Flying into Chicago is always a favorite part of every trip for me. I’m almost home, that’s part of it, for sure. But more: I just love that city, that’s all.
Thanks to our little fire back in 1871, Chicago is a modern city. The Loop is a neat, deliberate downtown center. Our heart, pumping cars and commerce to rest of the city. Expressways, radiating like spokes, traced with red tail lights, stretch to neighborhoods. Laid out on a tidy grid, each neighborhood has green space, and its own identity, and usually its own ethnic make up.
To the north and the south and the west, Chicago sprawls to suburbs and then factories, then farms. To the east, Chicago halts at the lake. An expanse of gray-blue. No high-rises, no lights. Just a huge blue stretch with its softly jagged shoreline. As far as lakes go, I always felt like Lake Michigan has an attitude, only choosing to warm up around Labor Day. Or about when the kids head back to school.
I like to ask people where they’re from. I think it’s so interesting to hear the straight facts of someone’s life, and then to see how these things form a person (or don’t affect them at all!). When people return the question, I answer the same way every time: I chirp, head cocked to one side, “Park Ridge?

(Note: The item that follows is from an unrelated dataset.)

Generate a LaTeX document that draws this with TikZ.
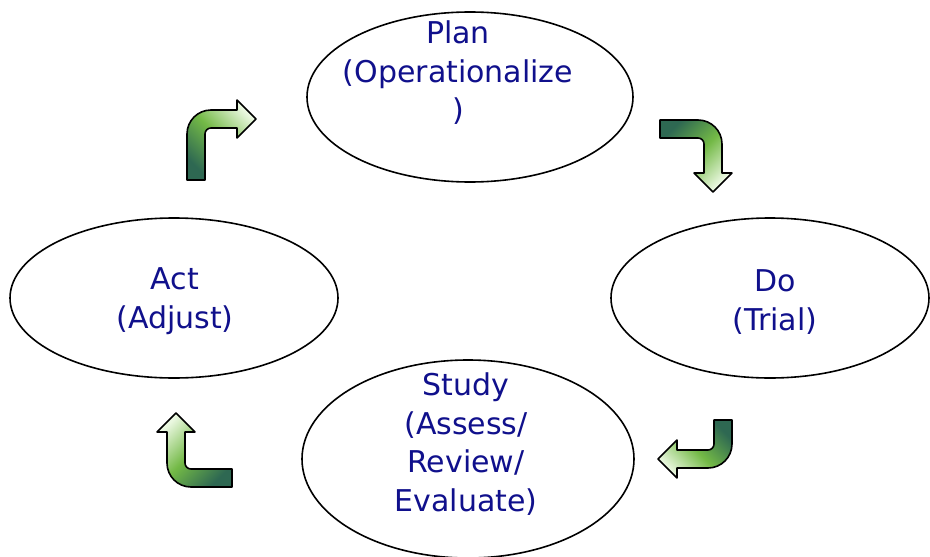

It’s in between Chicago and O’hare?” (To really get the full experience of this little exchange, you should hear it in my horrid accent, where the A in “Chicago” is flat as a mat.)
And that may be why I like flying into O’hare so much. If the wind is right, we’ll follow the Kennedy as a guide. From the heart of downtown into my neck of the woods. As we descend I start to pick out familiar streets, parks and playgrounds, my favorite corner deli.
Then we touch down. And I’m home.
On this last flight home I got really excited by the beauty of Chicago’s city grid. It reminded me of a fingerprint: created, decided long ago as the city emerged. And now: recognizable. Unforgable.
From above the city looks like a spiky design. The expressways form the spokes of a spiderweb while tiny streets and intersections connect together as a fine graph-paper grid.
But at night, it’s light pollution that reveals the city’s secrets. The Loop and the power plants of the South Side show as dense clusters of light (true power, both) while Wrigleyville and Rush Street’s bars are lit like a carnival, where people play at night. And then there are eerie voids. Like the “red zones” where businesses won’t even set up shop.
When I got home, I hugged my kids, unpacked my bags and painted a navy blue swath of a background on a sheet of watercolor paper. Then with a thousand little dots, I painted my favorite city.